Frances Crook, chief executive of the Howard League, said the inspectorate’s Urgent Notification for Feltham should be “top of the in-tray” for whoever replaces David Gauke at the Ministry of Justice.

She added: “It is reprehensible to put children in an institution where we know they are not safe. The first thing the new secretary of state must do is close these institutions which have been harming children for decades.”

Shadow justice secretary Richard Burgon MP echoed her concerns, saying: “It’s been two years since the chief inspector warned that not a single establishment inspected was safe to hold children and young people.

“An Urgent Notification being used for the first time in the youth estate highlights how the Tories are still overseeing a dangerous collapse in safety for young people in custody.

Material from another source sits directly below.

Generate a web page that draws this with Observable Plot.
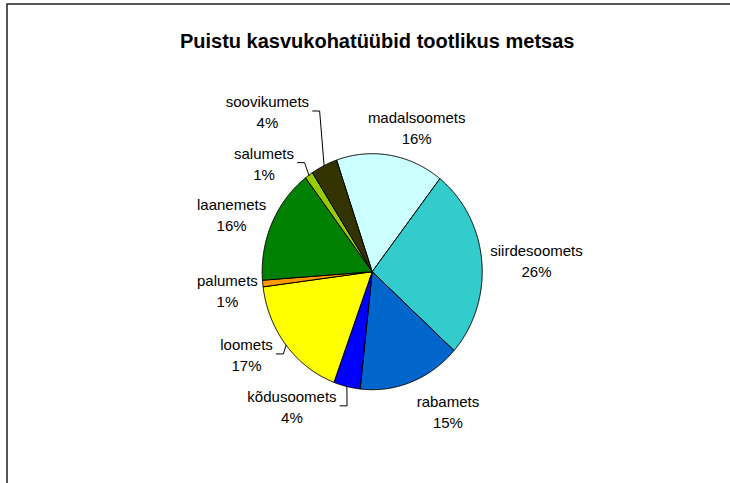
<!DOCTYPE html>
<html>
<head>
<meta charset="utf-8">
<script src="https://cdn.jsdelivr.net/npm/d3@7"></script>
<script src="https://cdn.jsdelivr.net/npm/@observablehq/plot@0.6"></script>
<style>
  html, body { margin: 0; padding: 0; background: #fff; overflow: hidden; }
  #chart svg { display: block; }
</style>
</head>
<body>
<div id="chart"></div>
<script>
// ---- data ----
const title = "Puistu kasvukohatüübid tootlikus metsas";
const names = ["madalsoomets", "siirdesoomets", "rabamets", "kõdusoomets", "loomets", "palumets", "laanemets", "salumets", "soovikumets"];
const shares = [15.8, 26.1, 15.1, 3.9, 17.3, 0.9, 15.8, 1.2, 3.9];
const colors = ["#CCFFFF", "#33CCCC", "#0066CC", "#0000FF", "#FFFF00", "#FF9900", "#008000", "#99CC00", "#333300"];
const withLeader = ["kõdusoomets", "loomets", "salumets", "soovikumets"];

// ---- layout ----
const W = 730, H = 483;
const CX = 371.7, CY = 271.2;       // pie centre in the frame
const RX = 110, RY = 118;           // pie radii (slightly oval, as in the original)
const startDeg = -18.9;             // first slice starts left of 12 o'clock
// label placement: [angle (deg, clockwise from top), distance in pie radii]
const labelPolar = [[18.4, 1.28], [86.8, 1.496], [150.1, 1.381], [212.3, 1.365], [238, 1.347],
                    [262.6, 1.327], [290.3, 1.363], [312.7, 1.338], [324.7, 1.648]];
const FONT = "'Liberation Sans', Arial, Helvetica, sans-serif";
const LABEL_SIZE = 15;
const LABEL_DY = -2;

const rad = Math.PI / 180;
const pt = (a, r = 1) => [RX * r * Math.sin(a), RY * r * Math.cos(a)];

const arcs = d3.pie().sort(null).value(d => d)
  .startAngle(startDeg * rad).endAngle(startDeg * rad + 2 * Math.PI)(shares);

// slice outlines
const sliceMarks = arcs.map((a, i) => {
  const n = Math.max(2, Math.ceil((a.endAngle - a.startAngle) / (0.4 * rad)));
  const verts = [[0, 0]];
  for (let k = 0; k <= n; k++) verts.push(pt(a.startAngle + (a.endAngle - a.startAngle) * k / n));
  verts.push([0, 0]);
  return Plot.line(verts, {x: d => d[0], y: d => d[1], fill: colors[i], stroke: "black", strokeWidth: 1, strokeLinejoin: "round"});
});

// labels
const labels = names.map((name, i) => {
  const [ang, r] = labelPolar[i];
  const [x, y] = pt(ang * rad, r);
  return {name, x, y, text: `${name}\n${Math.round(shares[i])}%`};
});

// leader lines
const ctx = document.createElement("canvas").getContext("2d");
ctx.font = `${LABEL_SIZE}px ${FONT}`;
const leaders = [];
labels.forEach((l, i) => {
  if (!withLeader.includes(l.name)) return;
  const w = ctx.measureText(l.name).width;
  const a = arcs[i];
  const mid = (a.startAngle + a.endAngle) / 2;
  const [ex, ey] = pt(mid, 1);
  leaders.push({name: l.name, x: l.x + w / 2 + 3.5, y: l.y - LABEL_DY});
  leaders.push({name: l.name, x: l.x + w / 2 + 10.5, y: l.y - LABEL_DY});
  leaders.push({name: l.name, x: ex, y: ey});
});

const chart = Plot.plot({
  width: W,
  height: H,
  margin: 0,
  style: {overflow: "hidden", background: "#fff", fontFamily: FONT},
  x: {axis: null, domain: [-CX, W - CX]},
  y: {axis: null, domain: [-(H - CY), CY]},
  marks: [
    Plot.frame({stroke: "#222", strokeWidth: 1.5, insetTop: 3.5, insetLeft: 6.5, insetRight: -10, insetBottom: -10}),
    ...sliceMarks,
    Plot.line(leaders, {x: "x", y: "y", z: "name", stroke: "black", strokeWidth: 1, strokeLinejoin: "miter"}),
    Plot.text(labels, {x: "x", y: "y", text: "text", dy: LABEL_DY, fontSize: LABEL_SIZE, lineHeight: 1.4, fill: "black", fontFamily: FONT}),
    Plot.text([title], {frameAnchor: "top", lineAnchor: "top", dx: 11.7, dy: 33, fontSize: 20, fontWeight: "bold", fill: "black", fontFamily: FONT})
  ]
});
document.getElementById("chart").appendChild(chart);
</script>
</body>
</html>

“This situation cannot be allowed to continue – children must not be held in unsafe conditions.”

He urged whoever takes over as Justice Secretary this week to beyond the “empty rhetoric” and make the safety of young people in custody an urgent priority.

Justice minister Edward Argar said: “This is clearly a deeply disappointing and concerning report. Despite the significant efforts of staff at Feltham ‘A’ and the substantial support and resource the Youth Custody Service and Ministry of Justice have already provided, underlying challenges remain and progress needs to be much quicker, to deliver the safe environment we would all want to see for these young people.

“Therefore, as an immediate response and in addition to work already underway, we have taken the decision to stop placing young people there temporarily to provide space for staff to make improvements and have appointed additional, experienced management staff to support the existing team. Refurbishment is also taking place and, this week, we will conduct a review to ensure all cell bells are effective."